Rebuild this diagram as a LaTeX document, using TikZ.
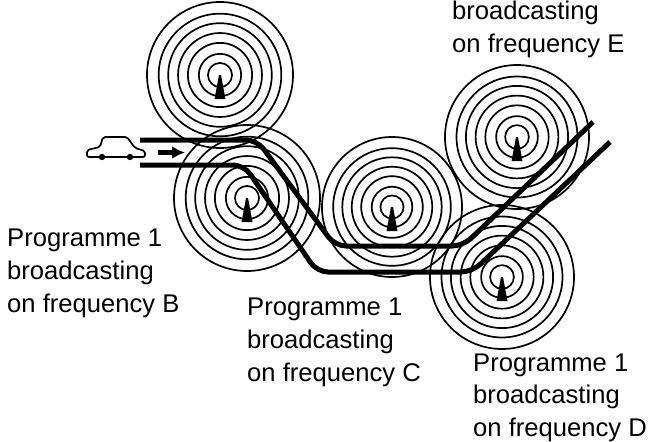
\documentclass[tikz,border=0pt]{standalone}
\usepackage{fontspec}
\setmainfont{Liberation Sans}
\usetikzlibrary{arrows.meta}
\usetikzlibrary{calc}

\begin{document}
\begin{tikzpicture}[
  x=1pt, y=-1pt,
  ring/.style={draw, line width=1.7pt},
  mast/.style={fill=black},
  track/.style={line width=5pt, rounded corners=11pt},
  label/.style={align=left, anchor=north west, inner sep=0pt, font=\fontsize{25.6}{32.6}\selectfont},
  car/.style={line width=1.7pt, rounded corners=2pt}
]
\useasboundingbox (0,0) rectangle (651,442);

% transmitters
\foreach \name/\cx/\cy/\rmax in {a/220/75/73, b/247/198/73, c/392/207/70, d/502/277/72, e/517/137/72} {
  \coordinate (\name) at (\cx,\cy);
  \foreach \f in {1.0,0.84,0.71,0.575,0.44,0.29,0.165}
    \draw[ring] (\name) circle ({\f*\rmax});
  \fill[mast] ($(\name)+(-1,0)$) -- ++(2,0) -- ++(4.5,24) -- ++(-11,0) -- cycle;
}

% car
\draw[car] (87,157) -- (87,150) -- (100,147) -- (103,137) -- (127,137) -- (135,148) -- (145,151) -- (145,157) -- cycle;
\fill (102,157) circle (3.2);
\fill (130,157) circle (3.2);

% direction of travel
\coordinate (go0) at (158,152.5);
\coordinate (go1) at (185,152.5);
\draw[line width=5pt, -{Latex[length=13pt,width=13pt]}] (go0) -- (go1);

% road
\coordinate (u0) at (140,140);
\coordinate (u1) at (257,140);
\coordinate (u2) at (335,246);
\coordinate (u3) at (463,246);
\coordinate (u4) at (593,122);
\coordinate (l0) at (140,165);
\coordinate (l1) at (244,165);
\coordinate (l2) at (317,272);
\coordinate (l3) at (472,272);
\coordinate (l4) at (610,142);
\draw[track] (u0) -- (u1) -- (u2) -- (u3) -- (u4);
\draw[track] (l0) -- (l1) -- (l2) -- (l3) -- (l4);

\node[label] (tb) at (7,229) {Programme 1\\broadcasting\\on frequency B};
\node[label] (tc) at (247,298) {Programme 1\\broadcasting\\on frequency C};
\node[label] (td) at (473,353.5) {Programme 1\\broadcasting\\on frequency D};
\node[label] (te) at (452,1) {broadcasting\\on frequency E};

\end{tikzpicture}
\end{document}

------------------------------------------------------------------------

**Exercise task:**
Copy nothing but the lines from the top of the material through the line holding "(go0) -- (go1);", exactly as written; omit pictures.

**Written response:**
Rebuild this diagram as a LaTeX document, using TikZ.
\documentclass[tikz,border=0pt]{standalone}
\usepackage{fontspec}
\setmainfont{Liberation Sans}
\usetikzlibrary{arrows.meta}
\usetikzlibrary{calc}

\begin{document}
\begin{tikzpicture}[
  x=1pt, y=-1pt,
  ring/.style={draw, line width=1.7pt},
  mast/.style={fill=black},
  track/.style={line width=5pt, rounded corners=11pt},
  label/.style={align=left, anchor=north west, inner sep=0pt, font=\fontsize{25.6}{32.6}\selectfont},
  car/.style={line width=1.7pt, rounded corners=2pt}
]
\useasboundingbox (0,0) rectangle (651,442);

% transmitters
\foreach \name/\cx/\cy/\rmax in {a/220/75/73, b/247/198/73, c/392/207/70, d/502/277/72, e/517/137/72} {
  \coordinate (\name) at (\cx,\cy);
  \foreach \f in {1.0,0.84,0.71,0.575,0.44,0.29,0.165}
    \draw[ring] (\name) circle ({\f*\rmax});
  \fill[mast] ($(\name)+(-1,0)$) -- ++(2,0) -- ++(4.5,24) -- ++(-11,0) -- cycle;
}

% car
\draw[car] (87,157) -- (87,150) -- (100,147) -- (103,137) -- (127,137) -- (135,148) -- (145,151) -- (145,157) -- cycle;
\fill (102,157) circle (3.2);
\fill (130,157) circle (3.2);

% direction of travel
\coordinate (go0) at (158,152.5);
\coordinate (go1) at (185,152.5);
\draw[line width=5pt, -{Latex[length=13pt,width=13pt]}] (go0) -- (go1);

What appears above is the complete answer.